正直でいられない
すべてに対して正直ではいられない。むしろ嘘が多い。本当のことは怖くていつも言えない。
その中でも正直にやっている、やっていたい。やらざるを得ないものがある。それらは友人でもない。恋人でもない。
人間関係にまつわることではきっと無理だ。というか人間関係を正直にやりすぎると、おかしくなる。
きっと僕にとって、それは「歌詞を書く」なのだ。
「書いた内容が真実」だとか「心の根っこ」とかそういうことなのかは分からない。
うまい言葉も見当たらないのだが、なんというか「正直でいたい」のだ。歌を書くことについては素直を保ちたいのだ。
書いたものに心が入るか、気持ちが宿るか、愛しているか、抱くように作ったか、尽くしたか。そんな類いの言葉に近い。
だから着地を誤魔化せない。
「良くする」とかではない。ストイックなつもりもない。むしろクリエイターとしては無頓着な方である。
着地を綺麗に決められない日がある。
だけど出来るだけ両足の裏で、しっかりと地面を掴むように舞い降りるのだ。そうやって書き終えないと駄目なのである。
「たしかな手ごたえ」というのだろうか。
自分が「それにちゃんと胸打たれたのだ」と心が鳴らないと不味い。自分で作った何かにちゃんと心を鳴らすことが一つの掟だ。
もしも「心鳴らずして」を続けると、たぶん取り返しのつかないことになる。きっと、おかしくなる。

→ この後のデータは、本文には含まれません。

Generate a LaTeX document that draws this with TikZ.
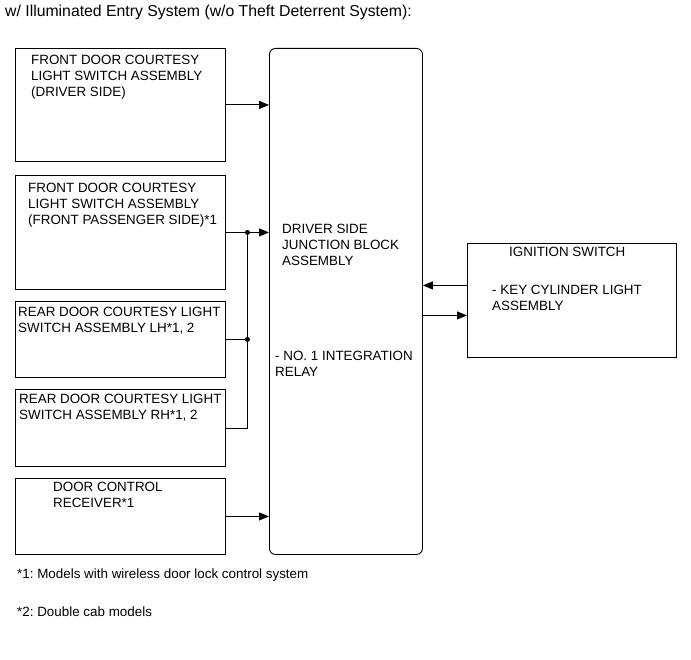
\documentclass[tikz,border=0pt]{standalone}
\usepackage{fontspec}
\setmainfont{Liberation Sans}
\usetikzlibrary{arrows.meta,positioning,calc}
\frenchspacing
\tikzset{
  part/.style={
    draw,
    line width=0.9pt,
    anchor=north west,
    inner sep=0pt,
    minimum width=210pt
  },
  tag/.style={
    anchor=north west,
    align=left,
    inner sep=0pt,
    font=\fontsize{13.4}{16}\selectfont
  },
  wire/.style={line width=0.9pt},
  feed/.style={wire, -{Triangle[length=10pt,width=8pt]}},
  joint/.style={circle, fill, inner sep=0pt, minimum size=5pt}
}

\begin{document}
\begin{tikzpicture}[x=1pt, y=-1pt]
 \useasboundingbox (0,0) rectangle (691,660);

 \node[tag, font=\fontsize{15.8}{19}\selectfont] (title) at (5,5)
   {w/ Illuminated Entry System (w/o Theft Deterrent System):};

 % switches on the left
 \node[part, minimum height=113pt] (fdd) at (15,48) {};
 \node[part, minimum height=114pt] (fpd) at (15,175) {};
 \node[part, minimum height=76pt] (rlh) at (15,301) {};
 \node[part, minimum height=77pt] (rrh) at (15,389) {};
 \node[part, minimum height=76pt] (dcr) at (15,478) {};

 \node[tag] (fdd text) [below right=7pt and 16pt of fdd.north west]
   {FRONT DOOR COURTESY\\LIGHT SWITCH ASSEMBLY\\(DRIVER SIDE)};
 \node[tag] (fpd text) [below right=8pt and 13pt of fpd.north west]
   {FRONT DOOR COURTESY\\LIGHT SWITCH ASSEMBLY\\(FRONT PASSENGER SIDE)*1};
 \node[tag] (rlh text) [below right=6pt and 3pt of rlh.north west]
   {REAR DOOR COURTESY LIGHT\\SWITCH ASSEMBLY LH*1, 2};
 \node[tag] (rrh text) [below right=5pt and 4pt of rrh.north west]
   {REAR DOOR COURTESY LIGHT\\SWITCH ASSEMBLY RH*1, 2};
 \node[tag] (dcr text) [below right=4pt and 38pt of dcr.north west]
   {DOOR CONTROL\\RECEIVER*1};

 % junction block
 \node[part, minimum width=153pt, minimum height=506pt, rounded corners=6pt] (jb) at (269,48) {};
 \node[tag] (jb text) [below right=176pt and 13pt of jb.north west]
   {DRIVER SIDE\\JUNCTION BLOCK\\ASSEMBLY};
 \node[tag] (relay text) [below right=303pt and 6pt of jb.north west]
   {- NO. 1 INTEGRATION\\RELAY};

 % ignition switch
 \node[part, minimum width=209pt, minimum height=114pt] (ign) at (467,243) {};
 \node[tag] (ign text) [below right=4pt and 42pt of ign.north west] {IGNITION SWITCH};
 \node[tag] (key text) [below right=42pt and 25pt of ign.north west]
   {- KEY CYLINDER LIGHT\\ASSEMBLY};

 \node[tag] (note1) at (17,569) {*1: Models with wireless door lock control system};
 \node[tag] (note2) at (17,607) {*2: Double cab models};

 \draw[feed] (fdd.east) -- (fdd.east -| jb.west);
 \draw[feed] (fpd.east) -- (fpd.east -| jb.west);
 \coordinate (tap) at ($(fpd.east)!0.5!(fpd.east -| jb.west)$);
 \draw[wire] (rrh.east) -| (tap);
 \draw[wire] (rlh.east) -- (rlh.east -| tap);
 \node[joint] (tap dot) at (tap) {};
 \node[joint] (rlh dot) at (rlh.east -| tap) {};
 \draw[feed] (dcr.east) -- (dcr.east -| jb.west);

 \draw[feed] ([yshift=15pt]ign.west) -- ([yshift=15pt]ign.west -| jb.east);
 \draw[feed] ([yshift=-15pt]ign.west -| jb.east) -- ([yshift=-15pt]ign.west);
\end{tikzpicture}
\end{document}
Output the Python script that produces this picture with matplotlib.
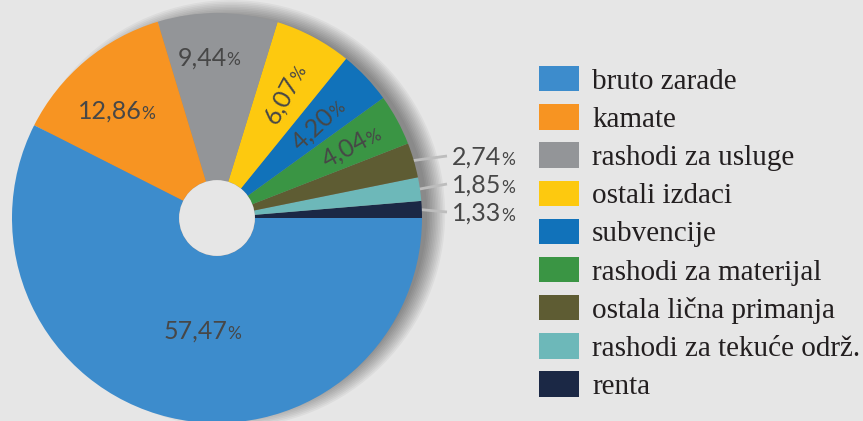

おそらく裁きをうけるのだ。自分の中に在るお天道様的な何かに。
プロ意識とかそういう話でもない。ていうか一銭も貰わなくても変わらない。
それにもう僕もメジャーでもなんでもない。
だけど、これは一銭も貰わずに歌を書いていた10代のときから続いている。
友人に何人かクリエイターがいる。その数少ない数人をリスペクトしている。音楽家ではなくとも、リスペクトしている作り手もいる。
そんなひとたちと話すと、「嗚呼、この人も自分自身に言い訳や誤魔化しをやめたのか」と思うのだ。
人生なんて長くなればなるほど嘘だらけだ。
黙っている本当のことだらけだ。そして哀しいが本当なんて何も救わない。
みんな嘘で塗り固めてでも、大切なものを守って、疲れ果てて死んでいくのだ。
でも人間にはどこか一ヶ所だけでも、何か一つだけでも、言い訳や誤魔化しを含まない場所があるのではないだろうか。
そんなものがあれば、他がどれだけひどくても歩いていけるかなぁと思う。